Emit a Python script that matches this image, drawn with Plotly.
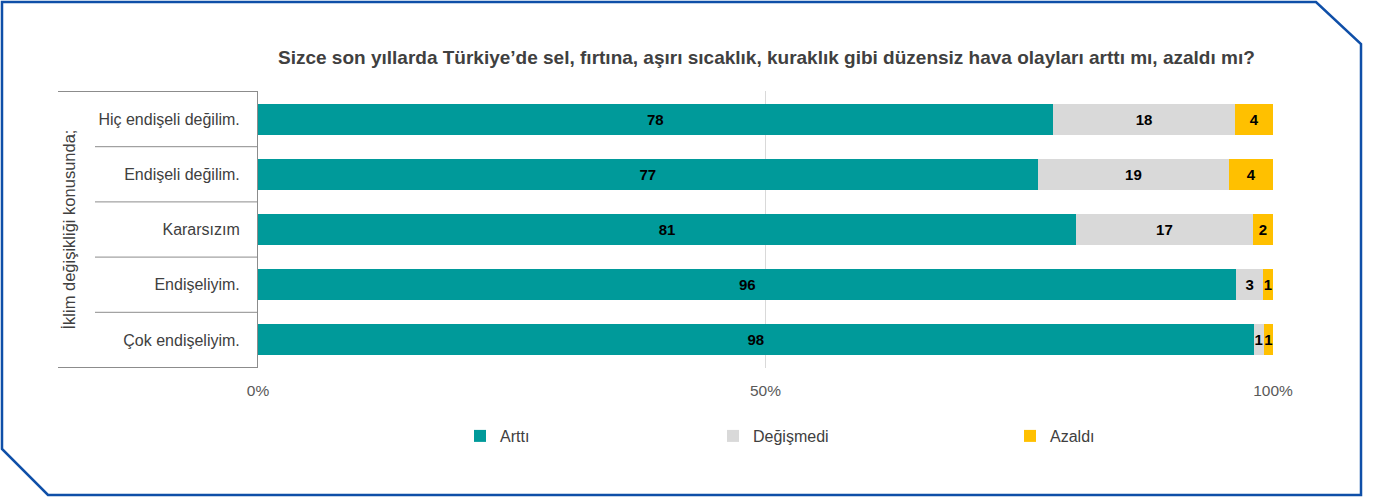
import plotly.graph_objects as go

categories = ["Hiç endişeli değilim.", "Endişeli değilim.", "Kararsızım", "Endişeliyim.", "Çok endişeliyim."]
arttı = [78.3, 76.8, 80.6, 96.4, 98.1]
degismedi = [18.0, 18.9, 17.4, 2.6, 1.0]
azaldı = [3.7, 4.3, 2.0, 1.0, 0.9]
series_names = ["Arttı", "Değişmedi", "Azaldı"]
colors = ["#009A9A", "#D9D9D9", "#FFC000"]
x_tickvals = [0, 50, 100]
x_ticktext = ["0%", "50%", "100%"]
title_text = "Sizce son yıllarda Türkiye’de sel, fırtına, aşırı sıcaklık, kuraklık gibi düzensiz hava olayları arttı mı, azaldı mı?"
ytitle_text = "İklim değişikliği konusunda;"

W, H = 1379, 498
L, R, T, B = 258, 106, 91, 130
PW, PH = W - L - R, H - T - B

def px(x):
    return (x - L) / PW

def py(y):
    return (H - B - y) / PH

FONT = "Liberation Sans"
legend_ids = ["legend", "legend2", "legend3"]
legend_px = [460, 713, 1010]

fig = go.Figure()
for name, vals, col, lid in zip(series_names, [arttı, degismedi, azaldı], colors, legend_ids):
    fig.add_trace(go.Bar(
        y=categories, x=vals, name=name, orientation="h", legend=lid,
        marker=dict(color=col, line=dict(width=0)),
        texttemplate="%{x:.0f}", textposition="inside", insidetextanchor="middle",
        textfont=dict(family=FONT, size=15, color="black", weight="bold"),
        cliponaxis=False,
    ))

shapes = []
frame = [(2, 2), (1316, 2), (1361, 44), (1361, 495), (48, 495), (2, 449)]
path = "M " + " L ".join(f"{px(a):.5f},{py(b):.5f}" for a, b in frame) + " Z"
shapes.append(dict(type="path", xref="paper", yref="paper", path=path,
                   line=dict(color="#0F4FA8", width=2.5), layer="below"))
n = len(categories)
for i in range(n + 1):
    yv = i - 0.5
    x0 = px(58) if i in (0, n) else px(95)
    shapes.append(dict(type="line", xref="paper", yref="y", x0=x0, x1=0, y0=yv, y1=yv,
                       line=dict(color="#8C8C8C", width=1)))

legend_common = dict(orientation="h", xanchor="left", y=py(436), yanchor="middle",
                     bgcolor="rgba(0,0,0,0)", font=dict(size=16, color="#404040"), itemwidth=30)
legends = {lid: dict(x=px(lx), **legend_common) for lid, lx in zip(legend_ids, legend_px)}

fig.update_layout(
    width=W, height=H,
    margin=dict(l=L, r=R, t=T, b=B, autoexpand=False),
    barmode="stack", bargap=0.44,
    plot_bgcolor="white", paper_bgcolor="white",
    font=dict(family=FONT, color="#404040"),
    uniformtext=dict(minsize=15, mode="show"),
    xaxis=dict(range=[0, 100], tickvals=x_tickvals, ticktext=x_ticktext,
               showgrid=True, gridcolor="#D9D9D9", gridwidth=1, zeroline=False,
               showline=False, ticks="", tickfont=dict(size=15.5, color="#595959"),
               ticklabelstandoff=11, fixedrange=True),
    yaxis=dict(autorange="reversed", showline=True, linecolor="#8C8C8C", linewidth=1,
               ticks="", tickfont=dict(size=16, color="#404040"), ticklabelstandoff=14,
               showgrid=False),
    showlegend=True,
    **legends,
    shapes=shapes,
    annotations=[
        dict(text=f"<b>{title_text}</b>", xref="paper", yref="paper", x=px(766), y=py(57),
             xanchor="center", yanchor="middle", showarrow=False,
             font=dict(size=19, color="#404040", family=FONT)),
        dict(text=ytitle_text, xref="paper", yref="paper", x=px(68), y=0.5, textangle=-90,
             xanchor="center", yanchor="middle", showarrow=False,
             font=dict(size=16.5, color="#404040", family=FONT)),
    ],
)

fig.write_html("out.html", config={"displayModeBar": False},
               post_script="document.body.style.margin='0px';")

■ **Written request**
Strip out the pictures and quote the remaining data word for word.

■ **Written answer**
Emit a Python script that matches this image, drawn with Plotly.
import plotly.graph_objects as go

categories = ["Hiç endişeli değilim.", "Endişeli değilim.", "Kararsızım", "Endişeliyim.", "Çok endişeliyim."]
arttı = [78.3, 76.8, 80.6, 96.4, 98.1]
degismedi = [18.0, 18.9, 17.4, 2.6, 1.0]
azaldı = [3.7, 4.3, 2.0, 1.0, 0.9]
series_names = ["Arttı", "Değişmedi", "Azaldı"]
colors = ["#009A9A", "#D9D9D9", "#FFC000"]
x_tickvals = [0, 50, 100]
x_ticktext = ["0%", "50%", "100%"]
title_text = "Sizce son yıllarda Türkiye’de sel, fırtına, aşırı sıcaklık, kuraklık gibi düzensiz hava olayları arttı mı, azaldı mı?"
ytitle_text = "İklim değişikliği konusunda;"

W, H = 1379, 498
L, R, T, B = 258, 106, 91, 130
PW, PH = W - L - R, H - T - B

def px(x):
    return (x - L) / PW

def py(y):
    return (H - B - y) / PH

FONT = "Liberation Sans"
legend_ids = ["legend", "legend2", "legend3"]
legend_px = [460, 713, 1010]

fig = go.Figure()
for name, vals, col, lid in zip(series_names, [arttı, degismedi, azaldı], colors, legend_ids):
    fig.add_trace(go.Bar(
        y=categories, x=vals, name=name, orientation="h", legend=lid,
        marker=dict(color=col, line=dict(width=0)),
        texttemplate="%{x:.0f}", textposition="inside", insidetextanchor="middle",
        textfont=dict(family=FONT, size=15, color="black", weight="bold"),
        cliponaxis=False,
    ))

shapes = []
frame = [(2, 2), (1316, 2), (1361, 44), (1361, 495), (48, 495), (2, 449)]
path = "M " + " L ".join(f"{px(a):.5f},{py(b):.5f}" for a, b in frame) + " Z"
shapes.append(dict(type="path", xref="paper", yref="paper", path=path,
                   line=dict(color="#0F4FA8", width=2.5), layer="below"))
n = len(categories)
for i in range(n + 1):
    yv = i - 0.5
    x0 = px(58) if i in (0, n) else px(95)
    shapes.append(dict(type="line", xref="paper", yref="y", x0=x0, x1=0, y0=yv, y1=yv,
                       line=dict(color="#8C8C8C", width=1)))

legend_common = dict(orientation="h", xanchor="left", y=py(436), yanchor="middle",
                     bgcolor="rgba(0,0,0,0)", font=dict(size=16, color="#404040"), itemwidth=30)
legends = {lid: dict(x=px(lx), **legend_common) for lid, lx in zip(legend_ids, legend_px)}

fig.update_layout(
    width=W, height=H,
    margin=dict(l=L, r=R, t=T, b=B, autoexpand=False),
    barmode="stack", bargap=0.44,
    plot_bgcolor="white", paper_bgcolor="white",
    font=dict(family=FONT, color="#404040"),
    uniformtext=dict(minsize=15, mode="show"),
    xaxis=dict(range=[0, 100], tickvals=x_tickvals, ticktext=x_ticktext,
               showgrid=True, gridcolor="#D9D9D9", gridwidth=1, zeroline=False,
               showline=False, ticks="", tickfont=dict(size=15.5, color="#595959"),
               ticklabelstandoff=11, fixedrange=True),
    yaxis=dict(autorange="reversed", showline=True, linecolor="#8C8C8C", linewidth=1,
               ticks="", tickfont=dict(size=16, color="#404040"), ticklabelstandoff=14,
               showgrid=False),
    showlegend=True,
    **legends,
    shapes=shapes,
    annotations=[
        dict(text=f"<b>{title_text}</b>", xref="paper", yref="paper", x=px(766), y=py(57),
             xanchor="center", yanchor="middle", showarrow=False,
             font=dict(size=19, color="#404040", family=FONT)),
        dict(text=ytitle_text, xref="paper", yref="paper", x=px(68), y=0.5, textangle=-90,
             xanchor="center", yanchor="middle", showarrow=False,
             font=dict(size=16.5, color="#404040", family=FONT)),
    ],
)

fig.write_html("out.html", config={"displayModeBar": False},
               post_script="document.body.style.margin='0px';")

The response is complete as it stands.